WHAT THE EXERCISE ASKS — Reproduce the listing exactly, with no pictures in your copy.

GIVEN INFORMATION —
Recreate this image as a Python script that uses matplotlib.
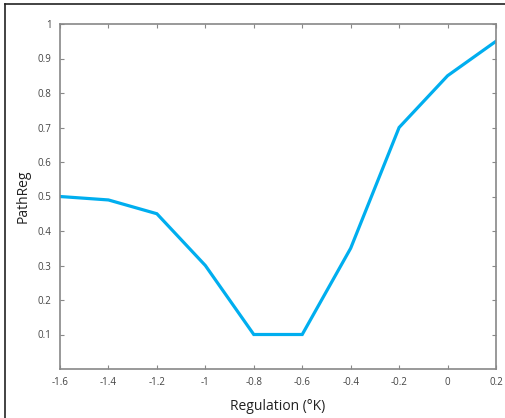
import matplotlib
matplotlib.use("Agg")
import matplotlib.pyplot as plt
from matplotlib.lines import Line2D

regulation = [-1.6, -1.4, -1.2, -1.0, -0.8, -0.6, -0.4, -0.2, 0.0, 0.2]
pathreg = [0.5, 0.49, 0.45, 0.3, 0.1, 0.1, 0.35, 0.7, 0.85, 0.95]
xticks = [-1.6, -1.4, -1.2, -1.0, -0.8, -0.6, -0.4, -0.2, 0.0, 0.2]
xtick_labels = ["-1.6", "-1.4", "-1.2", "-1", "-0.8", "-0.6", "-0.4", "-0.2", "0", "0.2"]
yticks = [0.1, 0.2, 0.3, 0.4, 0.5, 0.6, 0.7, 0.8, 0.9, 1.0]
ytick_labels = ["0.1", "0.2", "0.3", "0.4", "0.5", "0.6", "0.7", "0.8", "0.9", "1"]

plt.rcParams['font.family'] = ['Open Sans', 'DejaVu Sans']

W, H = 505, 418
fig = plt.figure(figsize=(W / 100, H / 100), dpi=100)
ax = fig.add_axes([60 / W, 1 - 369 / H, (496 - 60) / W, (369 - 24) / H])

ax.plot(regulation, pathreg, color="#00AEEF", linewidth=2.3, solid_joinstyle="miter")
ax.set_xlim(-1.6, 0.2)
ax.set_ylim(0, 1)
ax.set_xticks(xticks)
ax.set_xticklabels(xtick_labels)
ax.set_yticks(yticks)
ax.set_yticklabels(ytick_labels)
ax.tick_params(direction="in", length=3, width=0.8, color="#888888",
               labelsize=7, labelcolor="#444444", top=True, right=True, pad=6)
for s in ax.spines.values():
    s.set_color("#888888")
    s.set_linewidth(1.2)

ax.set_xlabel("Regulation (°K)", fontsize=10, color="#222222", labelpad=8)
ax.set_ylabel("PathReg", fontsize=10, color="#222222", labelpad=5)

# figure frame (top and left edges visible)
fig.add_artist(Line2D([5 / W, 1.0], [1 - 4 / H, 1 - 4 / H], transform=fig.transFigure,
                      color="#222222", linewidth=1.2))
fig.add_artist(Line2D([5 / W, 5 / W], [0, 1 - 4 / H], transform=fig.transFigure,
                      color="#222222", linewidth=1.2))

fig.savefig("out.png", dpi=100)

SOLVED EXERCISE —
Recreate this image as a Python script that uses matplotlib.
import matplotlib
matplotlib.use("Agg")
import matplotlib.pyplot as plt
from matplotlib.lines import Line2D

regulation = [-1.6, -1.4, -1.2, -1.0, -0.8, -0.6, -0.4, -0.2, 0.0, 0.2]
pathreg = [0.5, 0.49, 0.45, 0.3, 0.1, 0.1, 0.35, 0.7, 0.85, 0.95]
xticks = [-1.6, -1.4, -1.2, -1.0, -0.8, -0.6, -0.4, -0.2, 0.0, 0.2]
xtick_labels = ["-1.6", "-1.4", "-1.2", "-1", "-0.8", "-0.6", "-0.4", "-0.2", "0", "0.2"]
yticks = [0.1, 0.2, 0.3, 0.4, 0.5, 0.6, 0.7, 0.8, 0.9, 1.0]
ytick_labels = ["0.1", "0.2", "0.3", "0.4", "0.5", "0.6", "0.7", "0.8", "0.9", "1"]

plt.rcParams['font.family'] = ['Open Sans', 'DejaVu Sans']

W, H = 505, 418
fig = plt.figure(figsize=(W / 100, H / 100), dpi=100)
ax = fig.add_axes([60 / W, 1 - 369 / H, (496 - 60) / W, (369 - 24) / H])

ax.plot(regulation, pathreg, color="#00AEEF", linewidth=2.3, solid_joinstyle="miter")
ax.set_xlim(-1.6, 0.2)
ax.set_ylim(0, 1)
ax.set_xticks(xticks)
ax.set_xticklabels(xtick_labels)
ax.set_yticks(yticks)
ax.set_yticklabels(ytick_labels)
ax.tick_params(direction="in", length=3, width=0.8, color="#888888",
               labelsize=7, labelcolor="#444444", top=True, right=True, pad=6)
for s in ax.spines.values():
    s.set_color("#888888")
    s.set_linewidth(1.2)

ax.set_xlabel("Regulation (°K)", fontsize=10, color="#222222", labelpad=8)
ax.set_ylabel("PathReg", fontsize=10, color="#222222", labelpad=5)

# figure frame (top and left edges visible)
fig.add_artist(Line2D([5 / W, 1.0], [1 - 4 / H, 1 - 4 / H], transform=fig.transFigure,
                      color="#222222", linewidth=1.2))
fig.add_artist(Line2D([5 / W, 5 / W], [0, 1 - 4 / H], transform=fig.transFigure,
                      color="#222222", linewidth=1.2))

fig.savefig("out.png", dpi=100)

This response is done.